2023.04 Vol.3

Bit of cumulative metrics

Cumulative Metrics

Took a little deep dive in observability land as we upped our monitoring game. We made the switch to OpenTelemtry since we use GCP as our cloud provider and that is actually the client recommendation (was a little surprised there was not “in house” equivalent). The complexity of OpenTelemtry (I guess we call it OTel which is fun) can be overwhelming at first. But having maintained observability systems that grew from “write to this other database” to statsd to Prometheus, I appreciate all the issues OTel is solving for us.

But it is still confusing as hell.

Client --> Collector --> Backend

The measurements path through the monitoring system

In the simplest system, a client lives in an application and shoots metrics over to a backend. The backend handles merging the streams coming in from multiple clients, long-term storage, and visualizing the metrics. The client focuses on making it easy of for devs to create valuable metrics, low performance overhead for the app, and avoiding dropped data.

The requirements for the storage of metrics are pretty different than the ones for generating them and are usually at odds with each other. For example, if the client has to be aware of how metrics are serialized in the backed, it usually makes it harder for developers to easily create valuable metrics since now they have to also consider how the metric is being stored. To avoid this, it’s justified to bust up the system, create some abstractions, and allow components to specialize.

OTel settled on three main components: the client, the collector (sometimes called exporter in specific instances), and the backend. The client and backend are completely separated, allowing them each to focus on their requirements. OTel does a good enough job of this that the backend is interchangeable. A stack could write to Prometheus one day and switch to GCP Monitoring the next. The cost of this abstraction is the new component: the collector. The collector handles buffering multiple streams of data and converting the measurements from OTel models to the backend equivalents. This is what allows the client to focus on just getting measurements to the collector and the backend to focus on storing them.

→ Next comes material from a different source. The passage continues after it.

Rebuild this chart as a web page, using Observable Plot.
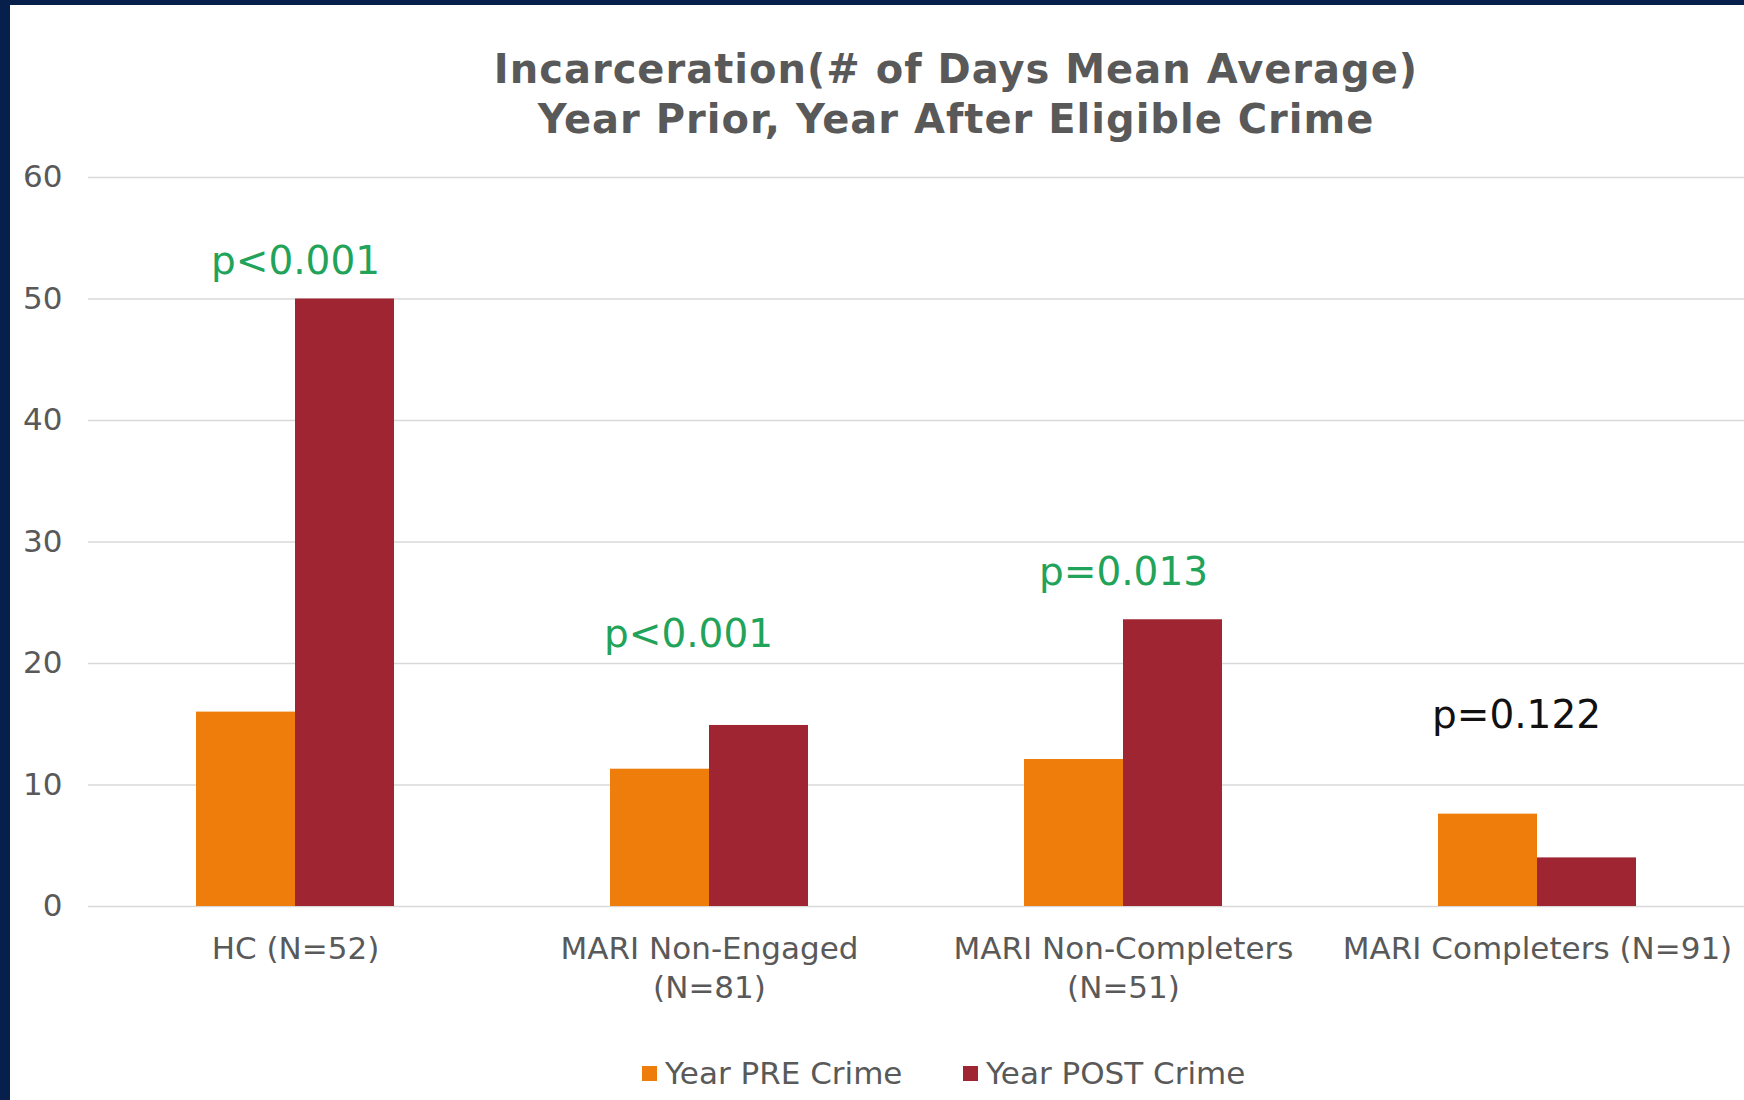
<!DOCTYPE html>
<html>
<head>
<meta charset="utf-8">
<script src="https://cdn.jsdelivr.net/npm/d3@7"></script>
<script src="https://cdn.jsdelivr.net/npm/@observablehq/plot@0.6"></script>
<style>
  html, body { margin: 0; padding: 0; }
  body { background: #ffffff; width: 1744px; height: 1100px; overflow: hidden; position: relative; font-family: "DejaVu Sans", Verdana, sans-serif; }
  #leftbar { position: absolute; left: 0; top: 0; width: 10px; height: 1100px; background: #06204b; }
  #topbar { position: absolute; left: 0; top: 0; width: 1744px; height: 5px; background: #06204b; }
  #title { position: absolute; left: 456px; width: 1000px; top: 44px; text-align: center; font-weight: bold; font-size: 40px; line-height: 50px; letter-spacing: 1px; color: #595959; }
  #chart { position: absolute; left: 0; top: 140px; }
  .leg { position: absolute; top: 1053px; height: 40px; display: flex; align-items: center; font-size: 31px; color: #595959; white-space: nowrap; }
  .sw { width: 15px; height: 15px; margin-right: 8px; }
</style>
</head>
<body>
<div id="leftbar"></div>
<div id="topbar"></div>
<div id="title">Incarceration(# of Days Mean Average)<br>Year Prior, Year After Eligible Crime</div>
<div id="chart"></div>
<div id="legend"></div>
<script>
// ---- Data ----
const categories = ["HC (N=52)", "MARI Non-Engaged\n(N=81)", "MARI Non-Completers\n(N=51)", "MARI Completers (N=91)"];
const series = ["Year PRE Crime", "Year POST Crime"];
const preValues = [16.0, 11.3, 12.1, 7.6];
const postValues = [50.0, 14.9, 23.6, 4.0];
const pLabels = ["p<0.001", "p<0.001", "p=0.013", "p=0.122"];
const pSignificant = [true, true, true, false];
const pLabelHeights = [53.1, 22.4, 27.5, 15.7];
const yTicks = [0, 10, 20, 30, 40, 50, 60];
const seriesColors = ["#EE7D0B", "#9F2533"];

// ---- Tables built from arrays ----
const rows = categories.flatMap((c, i) => [
  {category: c, series: series[0], value: preValues[i]},
  {category: c, series: series[1], value: postValues[i]}
]);
const pData = categories.map((c, i) => ({idx: i, category: c, label: pLabels[i], sig: pSignificant[i], height: pLabelHeights[i]}));
// labels of the 2nd and 4th groups sit slightly left of the group centre in the original
const shifted = new Set([1, 3]);
const pFill = d => d.sig ? "#22A35A" : "#111111";

const chart = Plot.plot({
  width: 1744,
  height: 900,
  marginLeft: 88,
  marginRight: 0,
  marginTop: 37,
  marginBottom: 134,
  style: {fontFamily: "DejaVu Sans, Verdana, sans-serif", background: "transparent"},
  fx: {domain: categories, padding: 0, label: null},
  x: {domain: series, paddingInner: 0, paddingOuter: 1.09, axis: null},
  y: {domain: [0, 60], axis: null},
  color: {domain: series, range: seriesColors},
  marks: [
    Plot.gridY(yTicks, {stroke: "#d9d9d9", strokeOpacity: 1, strokeWidth: 1.6}),
    Plot.axisY(yTicks, {tickSize: 0, tickPadding: 26, fontSize: 31, fill: "#595959", label: null}),
    Plot.axisFx({anchor: "bottom", tickSize: 0, tickPadding: 25, fontSize: 31, fill: "#595959", lineHeight: 1.26, label: null}),
    Plot.barY(rows, {fx: "category", x: "series", y: "value", fill: "series"}),
    Plot.text(pData.filter(d => d.sig && !shifted.has(d.idx)), {fx: "category", y: "height", text: "label", fill: "#22A35A", fontSize: 39}),
    Plot.text(pData.filter(d => d.sig && shifted.has(d.idx)), {fx: "category", y: "height", text: "label", fill: "#22A35A", fontSize: 39, dx: -21}),
    Plot.text(pData.filter(d => !d.sig), {fx: "category", y: "height", text: "label", fill: "#111111", fontSize: 39, dx: -21})
  ]
});
document.getElementById("chart").appendChild(chart);

// ---- Legend ----
const legendX = [642, 963];
const legend = document.getElementById("legend");
series.forEach((s, i) => {
  const item = document.createElement("div");
  item.className = "leg";
  item.style.left = legendX[i] + "px";
  const sw = document.createElement("div");
  sw.className = "sw";
  sw.style.background = seriesColors[i];
  const t = document.createElement("span");
  t.textContent = s;
  item.appendChild(sw);
  item.appendChild(t);
  legend.appendChild(item);
});
</script>
</body>
</html>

While this is a great abstraction it does cause some confusing scenarios.

OTel (and monitoring systems in general it seems these days) supports three types of metrics: guage, delta, and cumulative.

  • guage – “At x time the value was y”, “At 2023-04-24 the temperature was 73 degrees”
  • delta – “Between x and y the value changed z”, “Between 2023-04-25 and 2023-04-26 it rained 2 inches”
  • cumulative – “Since x the value is y”, “Since “2023-01-01 it has rained 42 inches”

It is pretty straightforward to think of monitoring scenarios for these three types. What might not be as obvious is that you can convert metrics from one kind to another. And what really wasn’t obvious to me is that it usually makes sense to convert a metric’s kind between the three main system components (client, collector, and backend). Don’t assume that just because you define what seems to be a clear-cut delta-like metric in the client that it’s going to be stored as a delta in the backend, but also don’t worry! Cause you can always convert it back for visualizing or alerts.

I think the delta to cumulative scenarios are the most interesting (plus, the ones that tripped me up). Let’s say you create a “counter” metric in the client in order to count all the errors of a certain function. The counter has a simple one-function interface, Add(x), which is used to add a measurement to the counter, for example, add one more error. It makes sense that the client takes a delta strategy, sending delta measurements to the collector. The collector though converts it into a cumulative. Why? The collector is optimizing for data reliability. Let’s say you have 100 clients dumping delta metrics into the collector and the collector goes down. If the collector is just forwarding along a combined delta stream to the backend then there will be a big window of lost data until the collector comes back online. But if the collector is using a cumulative metric, it’s possible for the backend to approximate the data during the outage window (“we don’t know exactly when these 30 errors happened, but it was within this window”). The backend can then “unravel” the cumulative metric into a delta metric for easier understanding for visualizations and alerts (there might be a bit of accuracy lost in this translation, but usually we would trade that for no massive data loss). Don’t fear the cumulative.